Na Projeto 21, por exemplo, há uma semelhança do Projeto Político Pedagógico com essa concepção de como as crianças aprendem foi imediata – algo que vem desde o nascimento da nossa escola, ainda como Palmares.

Hoje, através da Base Nacional Comum Curricular (BNCC), documento que rege as políticas de ensino e aprendizagem no Brasil, é unânime a compreensão da função social da escrita através do uso de textos de atualidade, livros, histórias, jornais, revistas, tudo que possa trazer a língua viva e em uso. Emilia Ferreiro já defendia  isso em seus estudos iniciais e a Projeto 21 trabalha desse modo há mais de 30 anos.
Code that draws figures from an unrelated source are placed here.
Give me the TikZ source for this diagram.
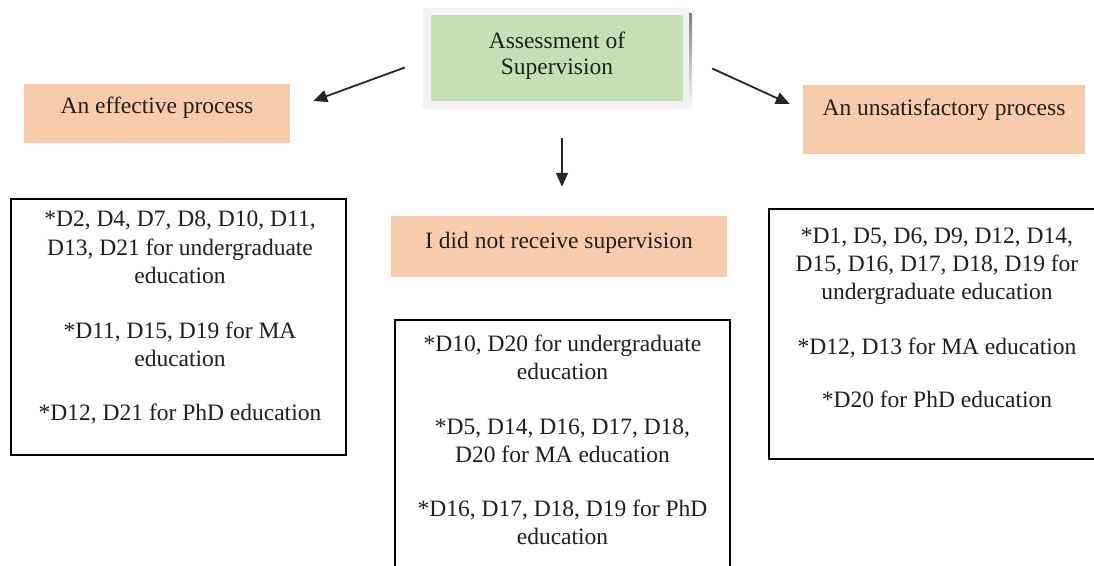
\documentclass[tikz,border=0pt]{standalone}
\usepackage{fontspec}
\setmainfont{Liberation Serif}
\usetikzlibrary{arrows.meta,calc}
\definecolor{peach}{HTML}{F8CBAD}
\definecolor{sage}{HTML}{C5E0B4}
\definecolor{frame}{HTML}{F2F2F2}
\definecolor{shade}{HTML}{A9BDD6}
\tikzset{
  box/.style={draw=black, line width=1.3pt, inner sep=0pt},
  peachbox/.style={fill=peach, draw=none, inner sep=0pt},
  txt/.style={font=\fontsize{23.5}{28}\selectfont, align=center, inner sep=0pt, text=black!88},
  arr/.style={line width=1.8pt, black!85, -{Triangle[length=14pt,width=12pt]}},
}
\begin{document}
\begin{tikzpicture}[x=1pt,y=-1pt]
\useasboundingbox (0,0) rectangle (1094,565);
\clip (0,0) rectangle (1094,565);
% top box
\fill[shade] (427,13) rectangle (692,113);
\node[fill=frame, draw=none, inner sep=0pt, minimum width=266pt, minimum height=101pt] (top) at (556,58.5) {};
\node[fill=sage, draw=none, inner sep=0pt, minimum width=252pt, minimum height=86pt] (topin) at (557,58) {};
\node[txt, anchor=north] (toptxt) at (557,32) {Assessment of\\[-2pt]Supervision};
% orange boxes
\node[peachbox, minimum width=266pt, minimum height=59pt] (eff) at (157,113.5) {};
\node[txt, anchor=north] (efftxt) at (157,97) {An effective process};
\node[peachbox, minimum width=282pt, minimum height=69pt] (uns) at (944,119.5) {};
\node[txt, anchor=north] (unstxt) at (944,99) {An unsatisfactory process};
\node[peachbox, minimum width=336pt, minimum height=61pt] (none) at (559,246.5) {};
\node[txt, anchor=north] (nonetxt) at (559,232) {I did not receive supervision};
% white boxes
\node[box, minimum width=335pt, minimum height=256pt] (effbox) at (178.5,327) {};
\node[txt, anchor=north] (effboxtxt) at (180,211) {*D2, D4, D7, D8, D10, D11,\\[1pt]D13, D21 for undergraduate\\education\\[27pt]*D11, D15, D19 for MA\\education\\[26pt]*D12, D21 for PhD education};
\node[box, minimum width=335pt, minimum height=260pt] (nonebox) at (562.5,450) {};
\node[txt, anchor=north] (noneboxtxt) at (562.5,335) {*D10, D20 for undergraduate\\education\\[27pt]*D5, D14, D16, D17, D18,\\D20 for MA education\\[26pt]*D16, D17, D18, D19 for PhD\\education};
\node[box, minimum width=335pt, minimum height=250pt] (unsbox) at (936.5,334) {};
\node[txt, anchor=north] (unsboxtxt) at (937,228) {*D1, D5, D6, D9, D12, D14,\\D15, D16, D17, D18, D19 for\\undergraduate education\\[27pt]*D12, D13 for MA education\\[25pt]*D20 for PhD education};
% arrows
\draw[arr] ([shift={(-18,9)}]top.west) -- ([shift={(23,-12.5)}]eff.east);
\draw[arr] ([shift={(23,10)}]top.east) -- ([shift={(-13,-15.5)}]uns.west);
\draw[arr] ([shift={(6,29)}]top.south) -- ([shift={(3,-29)}]none.north);
\end{tikzpicture}
\end{document}
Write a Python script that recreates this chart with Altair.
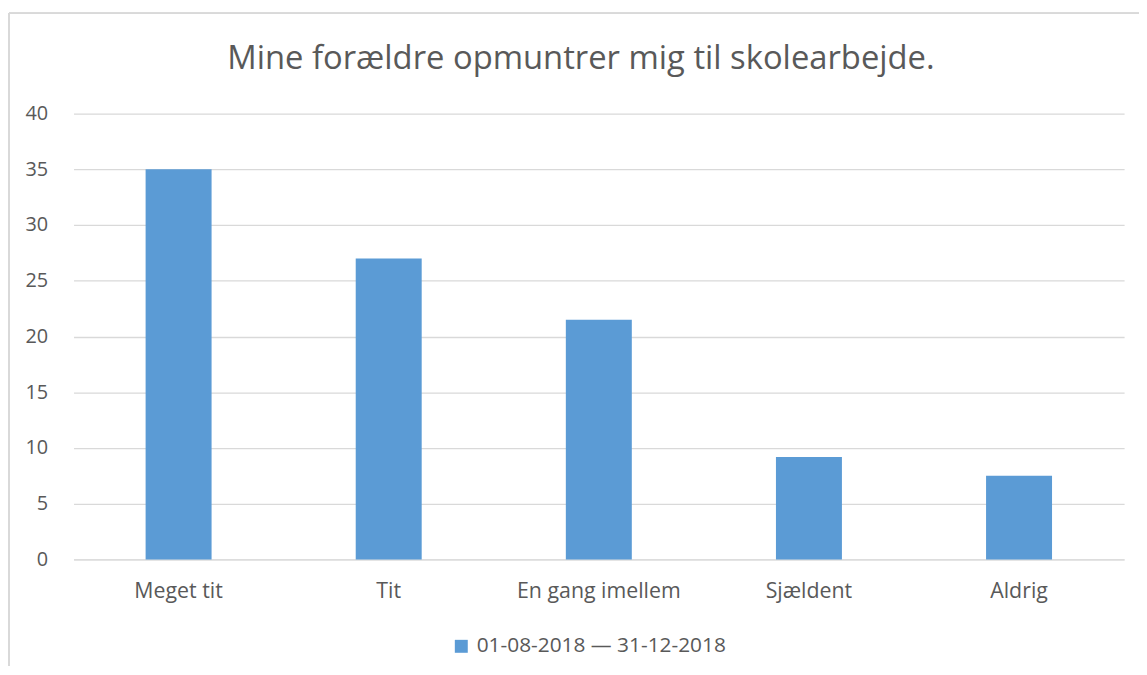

Para Emilia, a introdução à cultura escrita se dá desde a Educação Infantil, por meio de textos “reais”, mesmo que as crianças nessa idade não sejam capazes ainda de ler e escrever; isso acontece primordialmente quando as professoras fazem a leitura em voz alta. Nas palavras de Emilia: “Muitas vezes, a colocamos no colo e a abraçamos, juntamente com o livro. Nesse abraço afetuoso, lhe damos acesso ao mistério. Porque a leitura em voz alta é um ato de mistério”. São estas experiências que vão permitir a introdução, de maneira natural, à cultura escrita.

E se as pesquisas de Emilia Ferreiro sustentaram muito a prática da Escola Projeto 21 desde a sua origem, isso não ficou restrito à área da alfabetização. A vertente construtivista do seu trabalho ensina que o papel do professor é o de acionar estratégias que coloquem cada indivíduo em movimento cognitivo e em busca de soluções consistentes

Exemplos disso há diariamente na Projeto 21, como mostram algumas imagens de estudantes atuando numa dinâmica de Rotação por Estações e que faz parte do que atualmente é chamado de Metodologias Ativas

Outro fruto que floresceu como resultado das práticas construtivistas, que já tinham sido endossadas a partir dos estudos sobre Emilia Ferreiro e os pressupostos que traçou, foi a instalação das Assembleias de Sala, as quais permitem que os estudantes assumam voz ativa, tragam ideias, defendam suas posições e encontrem soluções coletivamente.

As contribuições de Emilia Ferreiro são colocadas em prática no dia a dia da Projeto 21 e, certamente, o seu legado vai seguir iluminando novos caminhos para a educação; como diz outro grande pensador da educação e que também é referência para a Projeto 21, Paulo Freire: ‘a leitura de mundo precede a leitura da palavra’. Isto é, o estudante, em qualquer que seja a sua etapa de escolarização, deve, primeiramente, ler o mundo que está a sua volta, seja ele mais tecnológico ou não, entender criticamente seu contexto e fazer uma ponte entre a linguagem e a realidade.

Emilia Ferreiro faleceu no último 26 de agosto, aos 87 anos, na Cidade do México (México). A psicóloga e pedagoga argentina atuou nas universidades de Buenos Aires (Argentina), de Genebra (Suíça), e de Monterrey (México); nos últimos anos, era professora Titular do Centro de Investigação e Estudos Avançados do Instituto Politécnico Nacional, na Cidade do México.